The Association of Bureaux De Change Operators of Nigeria (ABCON) has said that exchange rate unification is necessary to maximise the benefits of increased remittances inflow into the economy. Commending the recent policy measures introduced by the Central Bank of Nigeria (CBN) to improve inflow of remit-tances, ABCON, however, noted that “the fundamental problem is not the payment of foreign currency to beneficiaries but a fallout of multiple exchange rates in Nigeria’s foreign exchange market.”
The association stated this in its quarterly economic review for the fourth quarter of last year (Q4’20), stressing that without the unification of the multiple exchange rates across the forex market, the increased inflow of remittances may be vulnerable to capital flight and hence make limited impact on the economy.

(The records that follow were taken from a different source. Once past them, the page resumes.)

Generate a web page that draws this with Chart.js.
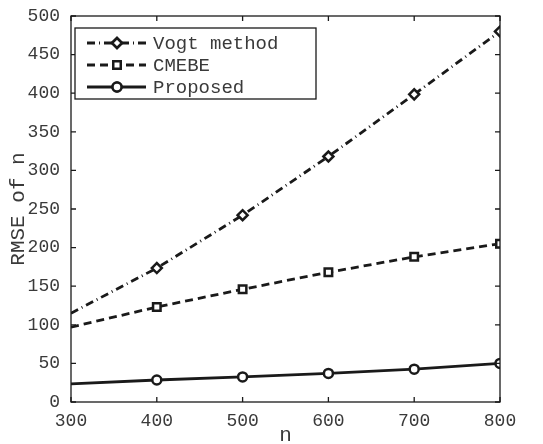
<!DOCTYPE html>
<html>
<head>
<meta charset="utf-8">
<script src="https://cdn.jsdelivr.net/npm/chart.js@4.4.0/dist/chart.umd.min.js"></script>
<style>
  html, body { margin: 0; padding: 0; background: #fff; }
  #wrap { width: 543px; height: 444px; }
</style>
</head>
<body>
<div id="wrap"><canvas id="c" width="543" height="444"></canvas></div>
<script>
// data
const nValues = [300, 400, 500, 600, 700, 800];
const vogt     = [115, 173.5, 242, 318, 398.5, 480];
const cmebe    = [97, 123, 146, 168, 188, 205];
const proposed = [23.5, 28.5, 32.5, 37, 42.5, 50];
const yTicks = [0, 50, 100, 150, 200, 250, 300, 350, 400, 450, 500];

const FONT = "'Liberation Mono', 'DejaVu Sans Mono', monospace";
const INK = '#1a1a1a';
const TXT = '#3a3a3a';

// markers only from 400 on
const markR = r => nValues.map((v, i) => i === 0 ? 0 : r);

const series = [
  { label: 'Vogt method', data: vogt, style: 'rectRot', r: 5, dash: [8, 4, 1, 4], w: 2.8 },
  { label: 'CMEBE', data: cmebe, style: 'rect', r: 5.3, dash: [8, 5], w: 2.8 },
  { label: 'Proposed', data: proposed, style: 'circle', r: 4.5, dash: [], w: 2.8 }
];

// box + inward ticks, matlab style
const framePlugin = {
  id: 'frame',
  afterDatasetsDraw(chart) {
    const { ctx, chartArea: a, scales } = chart;
    ctx.save();
    ctx.strokeStyle = INK;
    ctx.lineWidth = 1.3;
    ctx.setLineDash([]);
    ctx.strokeRect(a.left, a.top, a.right - a.left, a.bottom - a.top);
    const L = 5;
    ctx.beginPath();
    scales.x.ticks.forEach(t => {
      const x = scales.x.getPixelForValue(t.value);
      ctx.moveTo(x, a.bottom); ctx.lineTo(x, a.bottom - L);
      ctx.moveTo(x, a.top); ctx.lineTo(x, a.top + L);
    });
    scales.y.ticks.forEach(t => {
      const y = scales.y.getPixelForValue(t.value);
      ctx.moveTo(a.left, y); ctx.lineTo(a.left + L, y);
      ctx.moveTo(a.right, y); ctx.lineTo(a.right - L, y);
    });
    ctx.stroke();
    ctx.restore();
  }
};

// legend box in upper-left corner of the axes
const legendPlugin = {
  id: 'boxLegend',
  afterDraw(chart) {
    const { ctx, chartArea: a } = chart;
    const x0 = a.left + 4, y0 = a.top + 12, w = 241, h = 71;
    ctx.save();
    ctx.fillStyle = '#fff';
    ctx.fillRect(x0, y0, w, h);
    ctx.strokeStyle = INK;
    ctx.lineWidth = 1.3;
    ctx.strokeRect(x0, y0, w, h);
    series.forEach((s, i) => {
      const y = y0 + 15 + i * 22;
      ctx.strokeStyle = INK;
      ctx.lineWidth = s.w;
      ctx.setLineDash(s.dash);
      ctx.beginPath();
      ctx.moveTo(x0 + 12, y); ctx.lineTo(x0 + 71, y);
      ctx.stroke();
      ctx.setLineDash([]);
      ctx.lineWidth = 2.5;
      ctx.fillStyle = '#fff';
      Chart.helpers.drawPoint(ctx, { pointStyle: s.style, radius: s.r, borderWidth: 2.5 }, x0 + 42, y);
      ctx.fill();
      ctx.stroke();
      ctx.fillStyle = TXT;
      ctx.font = '19px ' + FONT;
      ctx.textBaseline = 'middle';
      ctx.fillText(s.label, x0 + 78, y + 1);
    });
    ctx.restore();
  }
};

new Chart(document.getElementById('c'), {
  type: 'line',
  data: {
    labels: nValues,
    datasets: series.map(s => ({
      label: s.label,
      data: s.data.map((v, i) => ({ x: nValues[i], y: v })),
      borderColor: INK,
      backgroundColor: '#fff',
      borderWidth: s.w,
      borderDash: s.dash,
      pointStyle: s.style,
      pointRadius: markR(s.r),
      pointBorderWidth: 2.5,
      pointBorderColor: INK,
      pointBackgroundColor: '#fff',
      tension: 0,
      fill: false
    }))
  },
  options: {
    responsive: false,
    animation: false,
    layout: { padding: { left: 0, right: 43, top: 16, bottom: 0 } },
    plugins: { legend: { display: false }, tooltip: { enabled: false } },
    scales: {
      x: {
        type: 'linear', min: 300, max: 800,
        afterBuildTicks: s => { s.ticks = nValues.map(v => ({ value: v })); },
        grid: { display: false },
        border: { display: false },
        ticks: { color: TXT, font: { family: FONT, size: 18 }, padding: 0, maxRotation: 0 },
        title: { display: true, text: 'n', color: TXT, font: { family: FONT, size: 21, lineHeight: 1 }, padding: { top: 0, bottom: -1.5 } },
        afterFit: s => { s.height = 42; }
      },
      y: {
        min: 0, max: 500,
        afterBuildTicks: s => { s.ticks = yTicks.map(v => ({ value: v })); },
        grid: { display: false },
        border: { display: false },
        ticks: { color: TXT, font: { family: FONT, size: 18 }, padding: 3 },
        title: { display: true, text: 'RMSE of n', color: TXT, font: { family: FONT, size: 21, lineHeight: 1 }, padding: { top: 7.5, bottom: 0 } },
        afterFit: s => { s.width = 71; }
      }
    }
  },
  plugins: [framePlugin, legendPlugin]
});
</script>
</body>
</html>
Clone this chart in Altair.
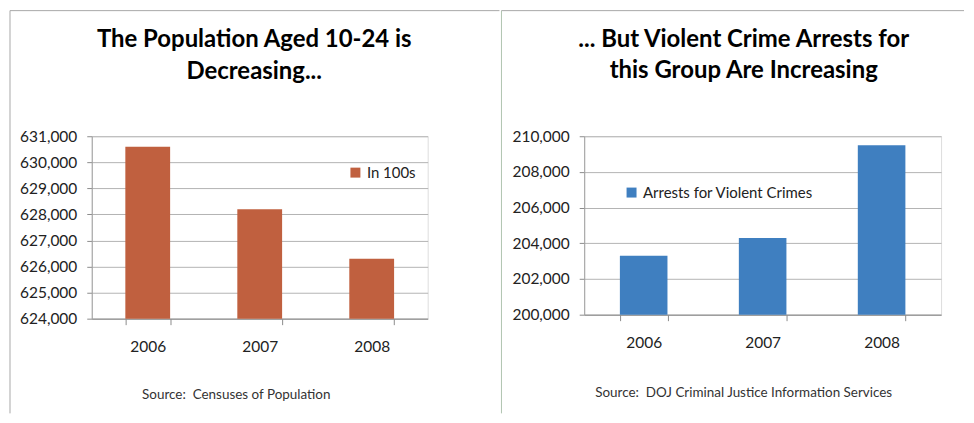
import altair as alt
import pandas as pd

years = ["2006", "2007", "2008"]
population = [630600, 628200, 626300]
arrests = [203300, 204300, 209500]

pop_ticks = [624000, 625000, 626000, 627000, 628000, 629000, 630000, 631000]
arr_ticks = [200000, 202000, 204000, 206000, 208000, 210000]

left_title = ["The Population Aged 10-24 is", "Decreasing..."]
right_title = ["... But Violent Crime Arrests for", "this Group Are Increasing"]
left_series = "In 100s"
right_series = "Arrests for Violent Crimes"
left_source = "Source:\u00a0 Censuses of Population"
right_source = "Source:\u00a0 DOJ Criminal Justice Information Services"

FONT = "Lato"
RED = "#C0603F"
BLUE = "#3F7FC0"
GRID = "#B4B4B4"
BORDER = "#A8A8A8"

one = pd.DataFrame({"k": [0]})


def panel(values, series, ticks, color, w, h, title, title_x, title_y,
          source, src_x, src_y, leg_x, leg_y, xpad, border):
    df = pd.DataFrame({"year": years, "value": values, "series": series})
    base = alt.Chart(df)
    bars = base.mark_bar().encode(
        x=alt.X("year:N",
                scale=alt.Scale(paddingInner=0.6, paddingOuter=0.3),
                axis=alt.Axis(title=None, labelAngle=0, tickBand="extent",
                              labelFont=FONT, labelFontSize=15.5, labelColor="#222222",
                              labelPadding=xpad, tickSize=6, tickColor="#8C8C8C",
                              domainColor="#8C8C8C", grid=False)),
        y=alt.Y("value:Q",
                scale=alt.Scale(domain=[ticks[0], ticks[-1]], nice=False, zero=False, clamp=True),
                axis=alt.Axis(title=None, values=ticks, format=",d",
                              labelFont=FONT, labelFontSize=15.5, labelColor="#222222",
                              labelPadding=10, tickSize=5, tickColor="#8C8C8C",
                              domainColor="#A0A0A0", grid=True, gridColor=GRID)),
        color=alt.Color("series:N", scale=alt.Scale(range=[color]),
                        legend=alt.Legend(title=None, orient="none", legendX=leg_x, legendY=leg_y,
                                          symbolType="square", symbolSize=100,
                                          symbolStrokeWidth=0, labelFont=FONT,
                                          labelFontSize=15, labelColor="#222222",
                                          labelOffset=4, padding=0, labelLimit=400)),
    )
    titles = [
        alt.Chart(one).mark_text(font=FONT, fontSize=24, fontWeight="bold", color="#000000",
                                 align="center", baseline="alphabetic").encode(
            x=alt.value(title_x), y=alt.value(ty), text=alt.value(t))
        for t, ty in zip(title, title_y)
    ]
    src = alt.Chart(one).mark_text(font=FONT, fontSize=13.5, color="#333333",
                                   align="center", baseline="middle").encode(
        x=alt.value(src_x), y=alt.value(src_y), text=alt.value(source))
    rules = [
        alt.Chart(one).mark_rule(color=c, strokeWidth=1).encode(
            x=alt.value(x1), x2=alt.value(x2), y=alt.value(y1), y2=alt.value(y2))
        for (x1, x2, y1, y2, c) in border
    ]
    return alt.layer(bars, *titles, src, *rules).properties(width=w, height=h)


left = panel(population, left_series, pop_ticks, RED, 337, 183, left_title, 163, [-90, -57],
             left_source, 145, 260, 257, 29, 15,
             [(-82, -82, -126, 278, BORDER), (-82, 409, -126, -126, BORDER)])
right = panel(arrests, right_series, arr_ticks, BLUE, 358, 179, right_title, 160, [-90, -58],
              right_source, 160, 258, 40, 49, 15,
              [(-83, -83, -126, 278, "#B0C4B0"), (-83, 381, -126, -126, BORDER)])

chart = alt.hconcat(left, right, spacing=0).resolve_scale(color="independent").resolve_legend(
    color="independent"
).properties(
    padding={"left": 1, "top": 1, "right": 1, "bottom": 1}
).configure_view(stroke=None).configure(background="white")

chart.save("out.html", embed_options={"renderer": "svg", "actions": False})
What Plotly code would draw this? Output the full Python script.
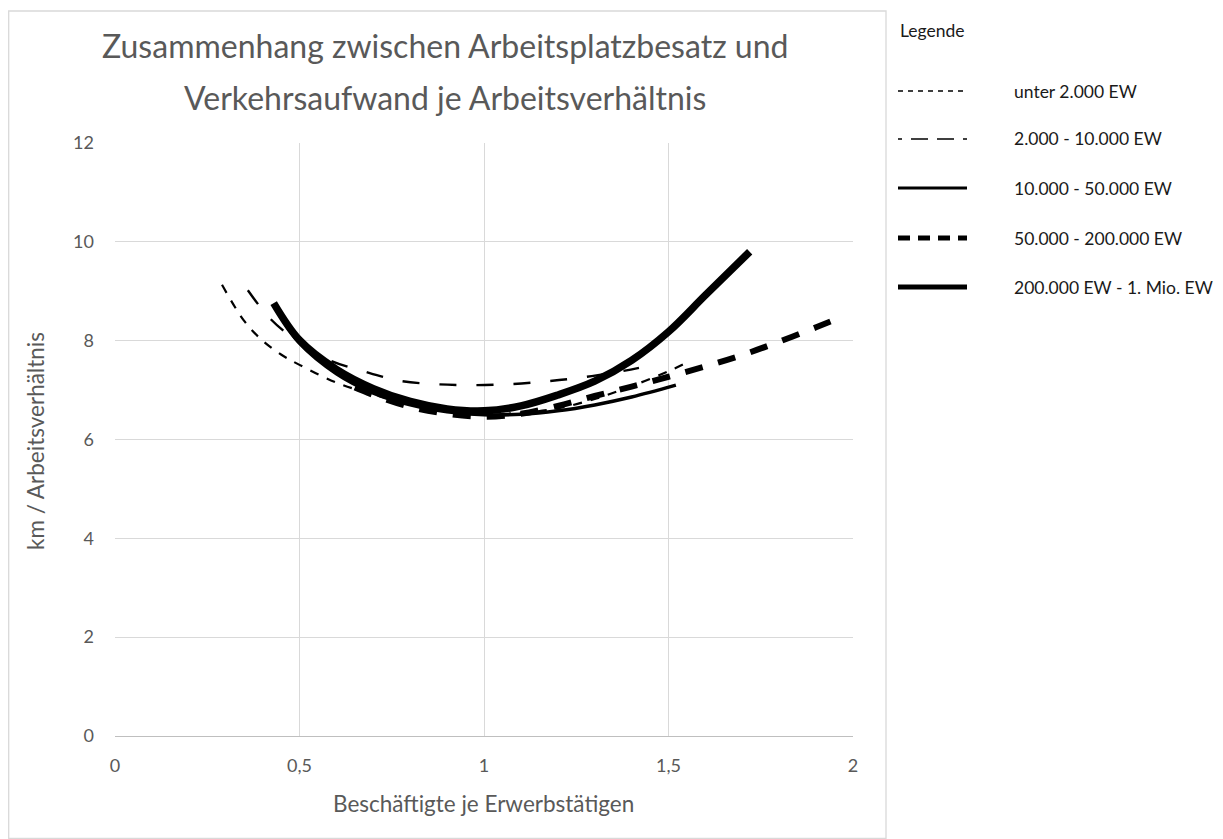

ABCON stated: “A survey carried out by ABCON quarterly revealed that a large percentage of beneficiaries require naira for domestic commitments in Nigeria. Upon collection of foreign currency cash or drawing from their domiciliary accounts as the policy provided, they do the conversion usually unofficially where the exchange rates are higher.
“Though the authorities are able to capture figures of the inflows from the data of the International Money Transfer Operators (IMTOs) for statistical purposes, utilisation of the foreign exchange may still flow into the unofficial/ informal sector for capital flight and other uses not marginally expedient for the growth of the forex market.